__Source excerpt__:
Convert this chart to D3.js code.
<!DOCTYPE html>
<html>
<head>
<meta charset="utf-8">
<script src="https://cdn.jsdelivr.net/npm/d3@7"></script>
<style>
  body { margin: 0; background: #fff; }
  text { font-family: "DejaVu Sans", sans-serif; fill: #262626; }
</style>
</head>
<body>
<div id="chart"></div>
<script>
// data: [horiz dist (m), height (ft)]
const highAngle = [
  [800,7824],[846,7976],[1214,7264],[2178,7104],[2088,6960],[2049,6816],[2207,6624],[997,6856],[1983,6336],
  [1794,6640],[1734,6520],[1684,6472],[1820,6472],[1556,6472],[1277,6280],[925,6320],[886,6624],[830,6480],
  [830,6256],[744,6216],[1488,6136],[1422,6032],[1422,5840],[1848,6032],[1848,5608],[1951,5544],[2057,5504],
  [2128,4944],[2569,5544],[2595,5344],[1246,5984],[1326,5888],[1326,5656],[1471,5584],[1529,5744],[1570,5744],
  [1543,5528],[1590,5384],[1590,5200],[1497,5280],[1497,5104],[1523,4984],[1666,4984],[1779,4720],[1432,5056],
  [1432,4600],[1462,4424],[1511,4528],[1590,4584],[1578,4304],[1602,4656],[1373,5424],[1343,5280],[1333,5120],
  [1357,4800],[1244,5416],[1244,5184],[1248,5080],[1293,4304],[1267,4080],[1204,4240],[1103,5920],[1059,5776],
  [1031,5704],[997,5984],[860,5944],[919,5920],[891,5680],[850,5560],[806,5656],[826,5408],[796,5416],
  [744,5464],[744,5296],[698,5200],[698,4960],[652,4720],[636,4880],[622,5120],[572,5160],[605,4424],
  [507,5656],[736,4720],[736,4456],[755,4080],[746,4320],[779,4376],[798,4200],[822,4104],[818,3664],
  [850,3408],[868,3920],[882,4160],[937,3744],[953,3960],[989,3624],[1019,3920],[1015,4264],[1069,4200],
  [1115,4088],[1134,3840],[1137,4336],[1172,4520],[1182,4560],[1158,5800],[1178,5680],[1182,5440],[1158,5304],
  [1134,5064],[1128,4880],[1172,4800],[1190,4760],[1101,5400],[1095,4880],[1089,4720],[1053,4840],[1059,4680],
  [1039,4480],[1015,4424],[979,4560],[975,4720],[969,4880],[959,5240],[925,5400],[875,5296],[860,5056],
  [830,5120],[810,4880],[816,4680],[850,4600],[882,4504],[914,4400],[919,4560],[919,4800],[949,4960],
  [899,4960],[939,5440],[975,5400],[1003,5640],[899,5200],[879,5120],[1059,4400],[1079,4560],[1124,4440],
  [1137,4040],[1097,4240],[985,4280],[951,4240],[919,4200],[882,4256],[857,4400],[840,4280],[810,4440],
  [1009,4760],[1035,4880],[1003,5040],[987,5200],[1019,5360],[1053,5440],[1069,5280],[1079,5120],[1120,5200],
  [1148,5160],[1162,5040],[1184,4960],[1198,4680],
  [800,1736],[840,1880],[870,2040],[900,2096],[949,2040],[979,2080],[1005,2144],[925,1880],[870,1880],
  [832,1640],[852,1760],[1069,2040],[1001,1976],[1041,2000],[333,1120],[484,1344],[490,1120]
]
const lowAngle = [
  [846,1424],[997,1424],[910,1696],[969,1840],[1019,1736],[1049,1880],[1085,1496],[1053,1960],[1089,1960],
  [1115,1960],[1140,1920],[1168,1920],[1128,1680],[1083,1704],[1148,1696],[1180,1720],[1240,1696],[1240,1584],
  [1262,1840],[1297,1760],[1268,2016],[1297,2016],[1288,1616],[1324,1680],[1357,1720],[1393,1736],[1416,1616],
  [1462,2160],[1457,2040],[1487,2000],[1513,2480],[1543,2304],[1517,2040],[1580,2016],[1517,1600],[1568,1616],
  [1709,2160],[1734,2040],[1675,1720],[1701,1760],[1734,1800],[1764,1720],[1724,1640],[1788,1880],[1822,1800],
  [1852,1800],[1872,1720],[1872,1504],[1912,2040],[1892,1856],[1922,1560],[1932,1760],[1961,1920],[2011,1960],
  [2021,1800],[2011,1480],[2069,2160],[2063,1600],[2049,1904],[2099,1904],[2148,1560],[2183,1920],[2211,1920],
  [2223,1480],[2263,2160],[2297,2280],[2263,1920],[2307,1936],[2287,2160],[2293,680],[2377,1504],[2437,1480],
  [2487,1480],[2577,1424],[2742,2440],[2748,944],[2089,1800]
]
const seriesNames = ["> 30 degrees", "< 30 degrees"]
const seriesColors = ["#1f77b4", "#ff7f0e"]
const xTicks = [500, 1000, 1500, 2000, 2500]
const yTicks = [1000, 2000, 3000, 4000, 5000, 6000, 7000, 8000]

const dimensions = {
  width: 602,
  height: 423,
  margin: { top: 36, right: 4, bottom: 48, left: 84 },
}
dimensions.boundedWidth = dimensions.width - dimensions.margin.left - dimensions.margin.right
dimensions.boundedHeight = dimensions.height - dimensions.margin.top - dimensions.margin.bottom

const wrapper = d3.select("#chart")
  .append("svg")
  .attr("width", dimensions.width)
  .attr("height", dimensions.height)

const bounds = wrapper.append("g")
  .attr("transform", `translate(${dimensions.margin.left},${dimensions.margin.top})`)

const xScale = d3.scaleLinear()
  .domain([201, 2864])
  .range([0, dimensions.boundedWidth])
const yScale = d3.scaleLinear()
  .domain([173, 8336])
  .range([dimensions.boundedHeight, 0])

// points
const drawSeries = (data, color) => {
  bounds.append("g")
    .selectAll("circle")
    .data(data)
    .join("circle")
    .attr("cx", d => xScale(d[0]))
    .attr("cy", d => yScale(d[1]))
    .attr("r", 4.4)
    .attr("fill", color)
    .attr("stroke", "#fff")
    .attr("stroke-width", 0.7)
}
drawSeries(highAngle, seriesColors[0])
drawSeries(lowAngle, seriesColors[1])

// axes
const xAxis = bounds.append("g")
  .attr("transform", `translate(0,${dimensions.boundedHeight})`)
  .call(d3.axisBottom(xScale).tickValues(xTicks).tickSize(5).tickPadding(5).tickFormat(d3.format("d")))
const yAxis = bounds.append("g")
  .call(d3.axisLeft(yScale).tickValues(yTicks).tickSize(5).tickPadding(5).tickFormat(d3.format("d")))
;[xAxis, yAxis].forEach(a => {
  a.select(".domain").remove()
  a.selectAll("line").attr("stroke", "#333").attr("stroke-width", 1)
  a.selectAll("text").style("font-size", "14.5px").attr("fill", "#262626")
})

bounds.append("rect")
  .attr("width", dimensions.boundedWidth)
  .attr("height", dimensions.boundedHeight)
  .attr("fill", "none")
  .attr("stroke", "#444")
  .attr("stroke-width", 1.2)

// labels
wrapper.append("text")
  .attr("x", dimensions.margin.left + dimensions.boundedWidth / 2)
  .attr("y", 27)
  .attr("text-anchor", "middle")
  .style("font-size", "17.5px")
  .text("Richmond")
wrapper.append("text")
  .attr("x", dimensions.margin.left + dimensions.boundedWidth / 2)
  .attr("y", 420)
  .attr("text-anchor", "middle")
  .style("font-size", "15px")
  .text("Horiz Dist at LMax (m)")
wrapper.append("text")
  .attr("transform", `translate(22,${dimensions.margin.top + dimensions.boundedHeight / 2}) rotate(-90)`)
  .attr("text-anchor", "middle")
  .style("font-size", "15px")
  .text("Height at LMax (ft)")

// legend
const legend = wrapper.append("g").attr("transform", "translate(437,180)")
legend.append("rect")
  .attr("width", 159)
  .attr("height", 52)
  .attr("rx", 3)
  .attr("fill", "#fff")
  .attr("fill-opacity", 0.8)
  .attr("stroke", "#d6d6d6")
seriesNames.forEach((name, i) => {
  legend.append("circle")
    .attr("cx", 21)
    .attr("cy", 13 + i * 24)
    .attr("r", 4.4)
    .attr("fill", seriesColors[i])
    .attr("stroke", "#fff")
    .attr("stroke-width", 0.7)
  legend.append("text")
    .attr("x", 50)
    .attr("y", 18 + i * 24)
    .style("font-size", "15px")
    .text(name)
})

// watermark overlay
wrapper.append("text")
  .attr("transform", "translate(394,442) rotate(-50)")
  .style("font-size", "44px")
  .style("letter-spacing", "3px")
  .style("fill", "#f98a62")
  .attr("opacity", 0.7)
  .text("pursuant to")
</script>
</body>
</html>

__Task directions__:
Your answer should be a single number: the count of lines in the material above that contain "chart".

__Answer to this exercise__:
3